TOKYO — During Japan’s Robot Week last month, a new robot exhibition here drew attention to mobile collaborative platforms from major Japanese manufacturers. These mobile cobots each consisted of a wheeled base topped with an industrial robot arm. Such machines promise to function alongside people and improve efficiency in logistics and manufacturing.
The five-day World Robot Summit (WRS) is a trade show and international competition that alternates years with the International Robot Exhibition, (iRex) held by the International Research & Exchanges Board (IREX).
Sponsored by Japan’s Ministry of Economy, Trade, and Industry (METI) and the New Energy and Industrial Technology Development Organization (NEDO), the summit showcased industrial, service, and disaster robots.
WRS also included a Junior Category in which students compete in programming SoftBank Robotics’ Pepper and other machines.
Omron moves toward mobile cobots
At WRS, the company showed off what it described as an autonomous collaborative robot. The result of a strategic alliance between Omron and Taiwan’s Techman Robot, the mobile cobot consisted of a low-to-the-ground LD mobile base and a TM series arm from Techman.
During the show, the mobile cobot quietly moved about a demonstration space, picking up items from shelves and placing them in its basket while a human supervisor worked alongside.
The mobile cobot does not require teaching and can choose which objects to pick. It uses 3D vision to avoid people and obstacles while navigating. It’s still a concept with no launch plans.
“If you need to move objects, say, a distance of 5 meters, it’s a simple task that a robot could perform instead of deploying human resources for it,” saod Naoya Ochi, a manager at Omron’s Industrial Automation Co. “We’re showing this to clients as a productivity booster.”
Yaskawa puts an arm on a cart
Motoman series maker Yaskawa Electric was also showing off a mobile cobot, though it’s only mobile in the sense that it has wheels and can be pushed around.
Launched commercially earlier this year, the Motoman-HC10DT Hand-carry Type is designed for logistics, palletizing, and assembly.
It incorporates Yaskawa’s HC10DT cobot arm, which went on sale in 2017. The mobile cobots have six degrees of freedom and a payload capacity of 10 kg.
Operation can be controlled via a large touchscreen panel and the bot uses 100 volts, the voltage for retail and domestic electricity in Japan.
“This is great for applications such as warehouses that don’t have 200-volt power supply,” said Shohei Fukada, a Yaskawa spokesperson. “Customers are pleased because it can be programmed in a day or two, compared to two weeks with previous robots.”
FANUC combines AGV with cobot
Another of Japan’s robot manufacturing giants, FANUC, also exhibited a mobile cobot concept. It combined an automatic guided vehicle (AGV) developed with outside partners and a CR-14iA/L arm (see photo above).
The machine rolled around autonomously in a demo area between a mock part-kitting process area and an assembly area. Staffers in FANUC’s trademark yellow uniforms worked beside them.

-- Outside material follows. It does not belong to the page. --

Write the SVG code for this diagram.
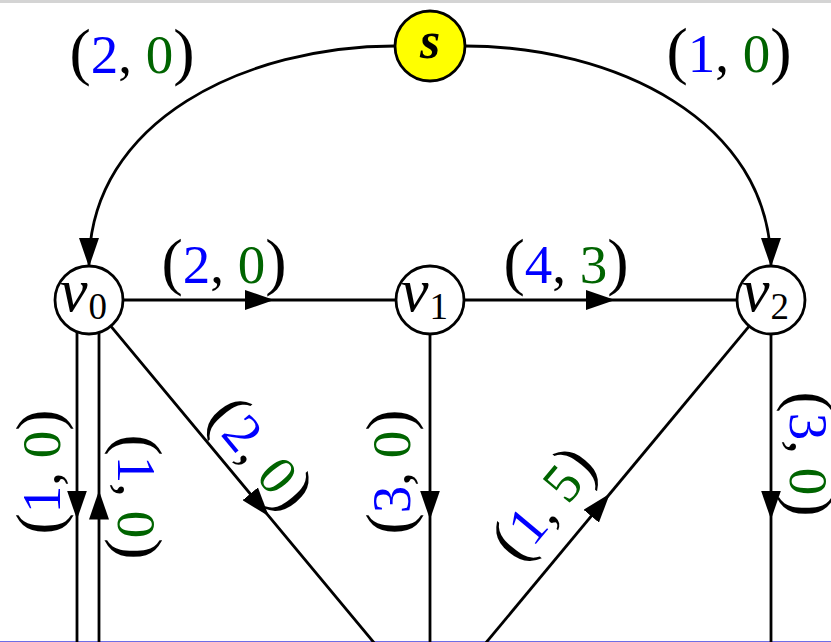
<svg xmlns="http://www.w3.org/2000/svg" width="831" height="642" viewBox="0 0 831 642">
<defs>
<marker id="ah" markerUnits="userSpaceOnUse" markerWidth="29" markerHeight="20" viewBox="0 0 29 20" refX="28" refY="10" orient="auto"><path d="M0,0 L29,10 L0,20 z" fill="#000"/></marker>
<marker id="am" markerUnits="userSpaceOnUse" markerWidth="29" markerHeight="20" viewBox="0 0 29 20" refX="14.5" refY="10" orient="auto"><path d="M0,0 L29,10 L0,20 z" fill="#000"/></marker>
</defs>
<style>
.e{fill:none;stroke:#000;stroke-width:2.8}
.m{marker-mid:url(#am)}
.t{marker-end:url(#ah)}
.n{fill:#fff;stroke:#000;stroke-width:2.8}
.lab{font-family:"Liberation Serif",serif;font-size:55px;fill:#000}
.p{font-size:64px}
.b{fill:#0000ff}
.g{fill:#006400}
.vi{font-family:"Liberation Serif",serif;font-style:italic;font-size:62px;fill:#000}
.sub{font-style:normal;font-size:37px}
.si{font-family:"Liberation Serif",serif;font-style:italic;font-weight:bold;font-size:52px;fill:#000}
</style>
<rect x="0" y="0" width="831" height="3" fill="#d4d4d4"/>
<rect x="0" y="641" width="831" height="1" fill="#6e6ee6"/>
<g id="connectors">
<path class="e t" d="M395,46 C248,46 89,119 89,266"/>
<path class="e t" d="M465,46 C612,46 771,119 771,266"/>
<path class="e m" d="M123,300 L259.5,300 L396,300"/>
<path class="e m" d="M464,300 L600.5,300 L737,300"/>
<path class="e m" d="M77,332 L77,505 L77,678"/>
<path class="e m" d="M99,678 L99,505 L99,332"/>
<path class="e m" d="M110.8,326.2 L259.5,505 L408.2,683.8"/>
<path class="e m" d="M430,334 L430,505 L430,676"/>
<path class="e m" d="M451.8,683.8 L600.5,505 L749.2,326.2"/>
<path class="e m" d="M771,334 L771,505 L771,676"/>
</g>
<g id="labels">
<text class="lab" x="132" y="73" text-anchor="middle"><tspan class="p">(</tspan><tspan class="b">2</tspan>, <tspan class="g">0</tspan><tspan class="p">)</tspan></text>
<text class="lab" x="729" y="72" text-anchor="middle"><tspan class="p">(</tspan><tspan class="b">1</tspan>, <tspan class="g">0</tspan><tspan class="p">)</tspan></text>
<text class="lab" x="224" y="283" text-anchor="middle"><tspan class="p">(</tspan><tspan class="b">2</tspan>, <tspan class="g">0</tspan><tspan class="p">)</tspan></text>
<text class="lab" x="566" y="283" text-anchor="middle"><tspan class="p">(</tspan><tspan class="b">4</tspan>, <tspan class="g">3</tspan><tspan class="p">)</tspan></text>
<text class="lab" transform="translate(60,472) rotate(-90)" text-anchor="middle"><tspan class="p">(</tspan><tspan class="b">1</tspan>, <tspan class="g">0</tspan><tspan class="p">)</tspan></text>
<text class="lab" transform="translate(118,497) rotate(90)" text-anchor="middle"><tspan class="p">(</tspan><tspan class="b">1</tspan>, <tspan class="g">0</tspan><tspan class="p">)</tspan></text>
<text class="lab" transform="translate(410,472) rotate(-90)" text-anchor="middle"><tspan class="p">(</tspan><tspan class="b">3</tspan>, <tspan class="g">0</tspan><tspan class="p">)</tspan></text>
<text class="lab" transform="translate(790,454) rotate(90)" text-anchor="middle"><tspan class="p">(</tspan><tspan class="b">3</tspan>, <tspan class="g">0</tspan><tspan class="p">)</tspan></text>
<text class="lab" transform="translate(246,466) rotate(50.3)" text-anchor="middle"><tspan class="p">(</tspan><tspan class="b">2</tspan>, <tspan class="g">0</tspan><tspan class="p">)</tspan></text>
<text class="lab" transform="translate(559,516) rotate(-50.3)" text-anchor="middle"><tspan class="p">(</tspan><tspan class="b">1</tspan>, <tspan class="g">5</tspan><tspan class="p">)</tspan></text>
</g>
<g id="s">
<circle cx="430" cy="46" r="35" fill="#ffff00" stroke="#000" stroke-width="2.8"/>
<text class="si" x="430" y="58" text-anchor="middle">s</text>
</g>
<g id="v0">
<circle class="n" cx="89" cy="300" r="34"/>
<text class="vi" x="60" y="311">v<tspan class="sub" dx="1" dy="8">0</tspan></text>
</g>
<g id="v1">
<circle class="n" cx="430" cy="300" r="34"/>
<text class="vi" x="401" y="311">v<tspan class="sub" dx="1" dy="8">1</tspan></text>
</g>
<g id="v2">
<circle class="n" cx="771" cy="300" r="34"/>
<text class="vi" x="742" y="311">v<tspan class="sub" dx="1" dy="8">2</tspan></text>
</g>
</svg>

The cobot arm, which had a payload of 14 kg, grabbed pieces and placed them in bins atop the AGV, then unloaded them at the other station before repeating the task. The mobile cobot also recharged itself by connecting into each station.
“It can operate 24 hours a day by charging itself,” said Toshiro Watanabe, a senior development engineer in FANUC’s Robot Mechanical Development Laboratory. “The robot can move around extensively in an area where people are working, without the need for safety barriers.”
Robot demand in Japan still rising
Japanese robot makers are enjoying steady demand. Shipments for 2017 were up nearly 27% from the year before, with machining, painting, material handling, and palletizing applications marking the biggest gains, according to data from the Japan Robot Association.
“There is a coming explosion in the combinations of robot and artificial intelligence technologies,” Tomomasa Sato, a University of Tokyo professor emeritus and chairperson of the WRS executive committee, wrote in an introduction to the WRS.
“This is due to the available lineup of top-grade element technologies such as vision (recognition) and teaching (simulation teaching),” he said. “The combinations of these technologies have produced a new stage for development of robots in a wide range of fields.”